A pack is $$\mathcal{O}(\log n)$$ span. So you can reduce the span of quicksort to $$\mathcal{O}(\log^2 n)$$.

Parallel SplitParallel PartitionRuntime / Span
NoNo$$\mathcal{O}(n\log n)$$
YesNo$$\mathcal{O}(\log n)$$
YesYes$$\mathcal{O}(\log^2 n)$$

### Bucket Sort

• For a small range of integers, just get a tally of each number.
• Find a min and max value. Make an aux array to represent the range between min and max.
• Go thruogh the original array and start tallying each number.
• Copy the aux into the original array.

Runtime is $$\mathcal{O}(n+k)$$, where $$k$$ is the range of the integers. We need to first iterate over the original array to do the tally. Then we need to iterate over the auxilliary array to write the values back into the original array.

For non-integer data, each entry is not a tally but rather just a linked list. Dump the new data into the back of the linked list to get a stable sort.
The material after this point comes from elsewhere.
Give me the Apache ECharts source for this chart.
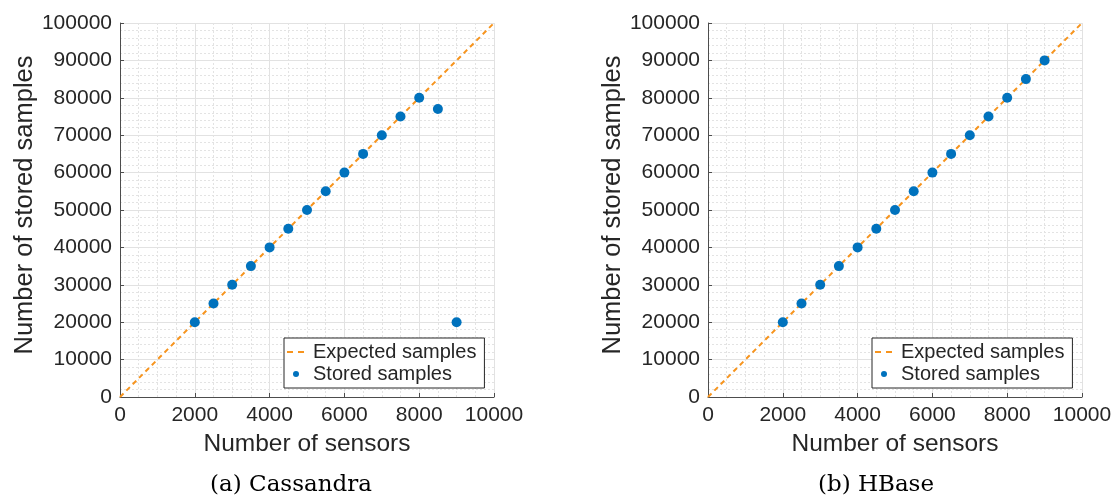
<!DOCTYPE html>
<html>
<head>
<meta charset="utf-8">
<script src="https://cdn.jsdelivr.net/npm/echarts@6/dist/echarts.min.js"></script>
<style>
html,body{margin:0;padding:0;background:#fff;}
#chart{width:1118px;height:501px;}
</style>
</head>
<body>
<div id="chart"></div>
<script>
// ---- data ----
const sensors = [2000, 2500, 3000, 3500, 4000, 4500, 5000, 5500, 6000, 6500, 7000, 7500, 8000, 8500, 9000];
const cassandraStored = [20000, 25000, 30000, 35000, 40000, 45000, 50000, 55000, 60000, 65000, 70000, 75000, 80000, 77000, 20000];
const hbaseStored = [20000, 25000, 30000, 35000, 40000, 45000, 50000, 55000, 60000, 65000, 70000, 75000, 80000, 85000, 90000];
const expectedX = [0, 10000];
const expectedY = [0, 100000];
const subTitles = ['(a) Cassandra', '(b) HBase'];
const xName = 'Number of sensors';
const yName = 'Number of stored samples';
const legendNames = ['Expected samples', 'Stored samples'];

const ORANGE = '#f7941d';
const BLUE = '#0072bd';
const TXT = '#262626';
const FONT = 'Liberation Sans, Arial, sans-serif';

function pairs(xs, ys) { return xs.map((x, i) => [x, ys[i]]); }

const gridLefts = [120, 708];
const titleCenters = [291, 876];

function xAxis(i) {
  return {
    type: 'value', gridIndex: i, min: 0, max: 10000, interval: 2000,
    name: xName, nameLocation: 'middle', nameGap: 35,
    nameTextStyle: { fontFamily: FONT, fontSize: 24.5, color: TXT },
    axisLine: { show: true, onZero: false, lineStyle: { color: '#4d4d4d', width: 1 } },
    axisTick: { show: true, inside: true, length: 4, lineStyle: { color: '#4d4d4d' } },
    axisLabel: { fontFamily: FONT, fontSize: 21, color: TXT, margin: 8, formatter: v => String(v) },
    splitLine: { show: true, lineStyle: { color: '#e2e2e2', width: 1 } },
    minorTick: { show: false, splitNumber: 4 },
    minorSplitLine: { show: true, lineStyle: { color: '#e3e3e3', width: 1, type: [2, 2] } }
  };
}
function yAxis(i) {
  return {
    type: 'value', gridIndex: i, min: 0, max: 100000, interval: 10000,
    name: yName, nameLocation: 'middle', nameGap: 80, nameRotate: 90,
    nameTextStyle: { fontFamily: FONT, fontSize: 25.5, color: TXT, padding: [0, 0, 0, 10] },
    axisLine: { show: true, onZero: false, lineStyle: { color: '#4d4d4d', width: 1 } },
    axisTick: { show: true, inside: true, length: 4, lineStyle: { color: '#4d4d4d' } },
    axisLabel: { fontFamily: FONT, fontSize: 21, color: TXT, margin: 8, formatter: v => String(v) },
    splitLine: { show: true, lineStyle: { color: '#e2e2e2', width: 1 } },
    minorTick: { show: false, splitNumber: 5 },
    minorSplitLine: { show: true, lineStyle: { color: '#e3e3e3', width: 1, type: [2, 2] } }
  };
}

function expectedSeries(i) {
  return {
    name: legendNames[0] + (i ? ' ' : ''), type: 'line', xAxisIndex: i, yAxisIndex: i,
    data: pairs(expectedX, expectedY), symbol: 'none', silent: true,
    lineStyle: { color: ORANGE, width: 2, type: [5, 4] }, itemStyle: { color: ORANGE }, z: 2
  };
}
function storedSeries(i, ys) {
  return {
    name: legendNames[1] + (i ? ' ' : ''), type: 'scatter', xAxisIndex: i, yAxisIndex: i,
    data: pairs(sensors, ys), symbol: 'circle', symbolSize: 10,
    itemStyle: { color: BLUE, opacity: 1 }, z: 3
  };
}

const DASH_ICON = 'path://M0,0 M18,6 M0,2h6v2h-6z M11,2h6v2h-6z';

function legend(i) {
  const sfx = i ? ' ' : '';
  return {
    orient: 'vertical', left: gridLefts[i] + 164, top: 338,
    data: [
      { name: legendNames[0] + sfx, icon: DASH_ICON, itemStyle: { color: ORANGE } },
      { name: legendNames[1] + sfx, icon: 'circle' }
    ],
    backgroundColor: '#fff', borderColor: '#262626', borderWidth: 1,
    padding: [4, 8, 4, 3], itemGap: 2, itemWidth: 18, itemHeight: 6,
    textStyle: { fontFamily: FONT, fontSize: 20, color: TXT, padding: [0, 0, 0, 3] },
    formatter: n => n.trim(),
    selectedMode: false
  };
}

const chart = echarts.init(document.getElementById('chart'), null, { renderer: 'canvas' });
chart.setOption({
  animation: false,
  backgroundColor: '#fff',
  title: subTitles.map((t, i) => ({
    text: t, left: titleCenters[i], top: 474, textAlign: 'center', padding: 0,
    textStyle: { fontFamily: 'DejaVu Serif, serif', fontSize: 23, fontWeight: 'normal', color: '#000' }
  })),
  grid: gridLefts.map(l => ({ left: l, top: 23, width: 374, height: 374, containLabel: false })),
  xAxis: [xAxis(0), xAxis(1)],
  yAxis: [yAxis(0), yAxis(1)],
  legend: [legend(0), legend(1)],
  series: [
    expectedSeries(0), storedSeries(0, cassandraStored),
    expectedSeries(1), storedSeries(1, hbaseStored)
  ]
});
</script>
</body>
</html>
1. Begin with the ones place and run bucket sort.
2. Move on to the tens place and run bucket sort.
3. Repeat until you reach the most significant digit.

Runtime is $$\mathcal{O}(d \cdot (n+k))$$, where $$d$$ is the number of digits in the largest number.

## Hash Tables

$$\lambda = \frac{n}{m}$$ where $$n$$ is the number of elements and $$m$$ is the number of buckets.

### Double Hashing

• Quadratic probing with $$f(i) = i^2$$ does not resolve collisions between keys that initally hash to the same index, producing secondary clustering.

$$f(i) = i \cdot h'(key)$$, where $$h'$$ is a second hash function. Rephrased, we increment in multiples of another hash.

• If two keys hash to the same index, it is unlikely that they will follow the same probe sequence.
• While we prevent secondary clustering (possibly), we run the risk of infinite cycles

### Runtimes

• Insertion: $$\mathcal{O}(\lambda )$$
• Deletion: $$\mathcal{O}(\lambda )$$
• Lookup: $$\mathcal{O}(\lambda )$$

## Graphs ### Dijkstra’s Algorithm

Runs in $$\mathcal{O}(V \log V + E \log V)$$ time using adjacency list with priority queue. Vertex-based. Runtime derivation:

• $$\mathcal{O}(V \log V)$$ for the priority queue, since we are dealing with $$V$$ vertices and need to sort them by their path distance from the source.
• $$\mathcal{O}(E \log V)$$ for the edge relaxation, since we are dealing with $$E$$ edges and need to update the priority queue for each edge. Unoptimized time: $$\mathcal{O}(V^2 + E)$$.

### Topological Sort

Algorithm:

1. Find a vertex with no incoming edges.
2. Add it to the topological sort.
3. Remove it and all outgoing edges from the graph.
4. Update priorities.
5. Repeat.

The maximum number of topological sorts for a connected directed graph with $$n$$ nodes is $$(n - 1)!$$.

### Minimum Spanning Trees

A spanning tree of a graph is a subgraph that is a tree and contains all vertices.

There are $$\vert V \vert - 1$$ edges in an MST.

Vertex-based.

### Kruskal’s Algorithm

Edge-based. Worst-case runtime: $$\mathcal{O}(E \log V)$$. Uses disjoint set data structure with worst-case amortized runtime $$\log V$$.

## Parallelism

### Basic Terminology

• Work.
• Span.
• Race condition. When the result of a computation depends on the order of execution of the instructions, and may be incorrect.
• Data race. When a bad interleaving will crash the code, i.e. a simultaneous read/write or write/write to the same location.

### Amdahl’s Law

• Let the work (time to run on 1 processor) be 1 unit time. $$T_1 = 1$$
• Let $$S$$ be the portion of the execution which cannot be parallelized.
• Then, we have $$T_1 = S + (1 - S) = 1$$
• Let us get perfect linear speedup on the parallel portion such that $$T_P = S + \frac{1 - S}{P}$$

The theoretical overall speedup with $$P$$ processors is

$\frac{T_1}{T_P} = \frac{1}{S + \frac{1 - S}{P}}$

### Parallel Prefix Algorithm

1. Begin from bottom up such that $$\text{parent} = f(\text{left child}, \text{right child})$$ for some $$f$$ (e.g. adding, multiplying, max, etc.).
2. Begin from top down such that the left child has the same value as the parent, and the right child has the value of the parent’s leftsum plus the left child’s value.
3. The output for each element is that value plus the corresponding leftvalue.